The results below were generated using the example prompt.

The base T2V model supports generating videos with resolutions up to 720x480 and 8fps. Then，VEnhancer is used to upscale the resolution to 2K and interpolate the frame rate to 24fps.

BibTex

@article{fan2025vchitect,
  title={Vchitect-2.0: Parallel Transformer for Scaling Up Video Diffusion Models},
  author={Fan, Weichen and Si, Chenyang and Song, Junhao and Yang, Zhenyu and He, Yinan and Zhuo, Long and Huang, Ziqi and Dong, Ziyue and He, Jingwen and Pan, Dongwei and others},
  journal={arXiv preprint arXiv:2501.08453},
  year={2025}
}

🔑 License

This code is licensed under Apache-2.0. The framework is fully open for academic research and also allows free commercial usage.

Disclaimer

We disclaim responsibility for user-generated content.
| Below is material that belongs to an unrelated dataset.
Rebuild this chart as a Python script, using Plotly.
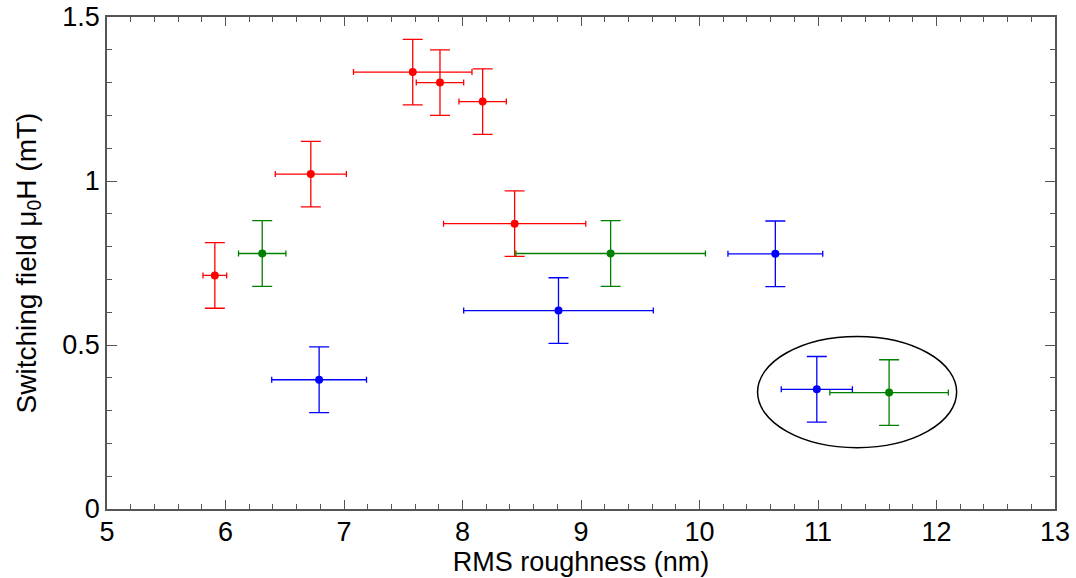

The model was not trained to realistically represent people or events, so using it to generate such content is beyond the model's capabilities. It is prohibited for pornographic, violent and bloody content generation, and to generate content that is demeaning or harmful to people or their environment, culture, religion, etc. Users are solely liable for their actions. The project contributors are not legally affiliated with, nor accountable for users' behaviors. Use the generative model responsibly, adhering to ethical and legal standards.